All awards and honors well-deserved, according to Sarah Pawapower of Boston. A pro at vintage shopping, she also frequents Una’s and Brimfield. But the Garment District stands out, she said. “There’s something for everyone. You’ll see people my age, your age, older,” Pawapower said.
Although she had been unaware of the Garment District’s potential closing, she sees its survival as the survival of her own style. “They still have vintage,” Pawapower explained. “And there’s vintage for me versus vintage for you.” She would know. She has been shopping regularly at the Garment District since it opened in 1986.
On top of selling cheap clothes, the Garment District also runs a continual do-good mission. Their website proudly proclaims that the Garment District “is committed to the mission of being an ethical recycling company which offers high quality clothing for any taste.” Their claim of being “an ethical recycling company” is not just talk. Each year, The Garment District, Inc. processes millions of pounds of clothing, much of which is purchased from charity organizations who need the revenue. Only about a third of the clothes are tagged for sale. The Garment District sends the rest to developing countries.
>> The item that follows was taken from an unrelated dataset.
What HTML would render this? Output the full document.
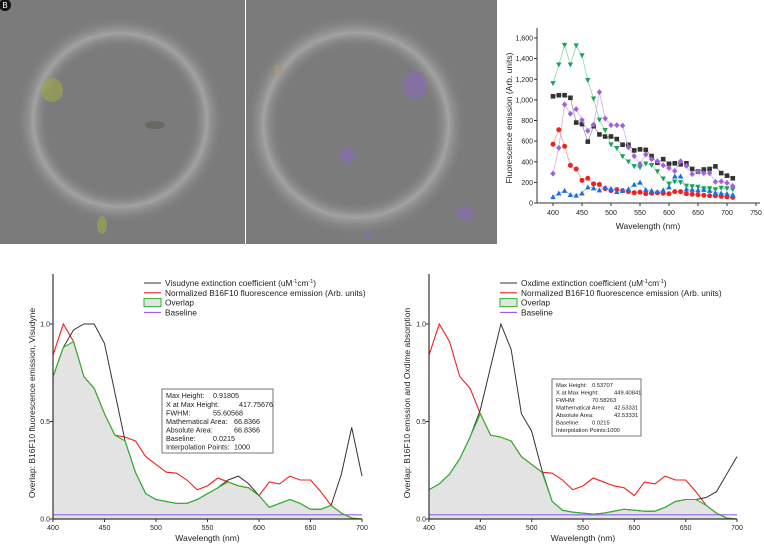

Even as he sells the plot behind the store building, Cassel is ensuring that his philanthropy will continue. The city will contract with CASCAP Inc., a private nonprofit land developer to build approximately 32 units of affordable housing. Construction will start next spring.
—Staff writer April B. Wang can be reached at email@example.com.
The Feb. 1 news article, "Historic Garment District Saved," mischaracterized the terms of a real estate deal between a Kendall Square vintage-clothing store, the Garment District, and a local affordable housing and social services provider, CASCAP.
The article said that the deal was "extremely profitable" for the Garment District's president, Christopher Cassell, and real estate developer Tani Halperin.
While Halperin said in a phone interview last week that "there is no doubt that this is a profitable deal" for the Garment District, upon further investigation by The Crimson, the Feb. 1 article's unambiguous assertion that the deal was "extremely profitable" for Cassell cannot be verified.
Cassell and Halperin purchased a plot of land at 200 Broadway for $3.4 million last May, according to both men. Also last spring, Cassell purchased an adjacent plot at 125-7 Harvard Street for $1.5 million.
Due to a disagreement over development plans, Cassell and Halperin agreed to end their partnership in November, with Cassell buying out Halperin's 50-percent stake in the 200 Broadway property.
Last month, CASCAP purchased the entire 125-7 Harvard Street plot and about a quarter of the 200 Broadway plot from Cassell for $2.9 million, according to Cassell and CASCAP's chief executive, Michael Haran.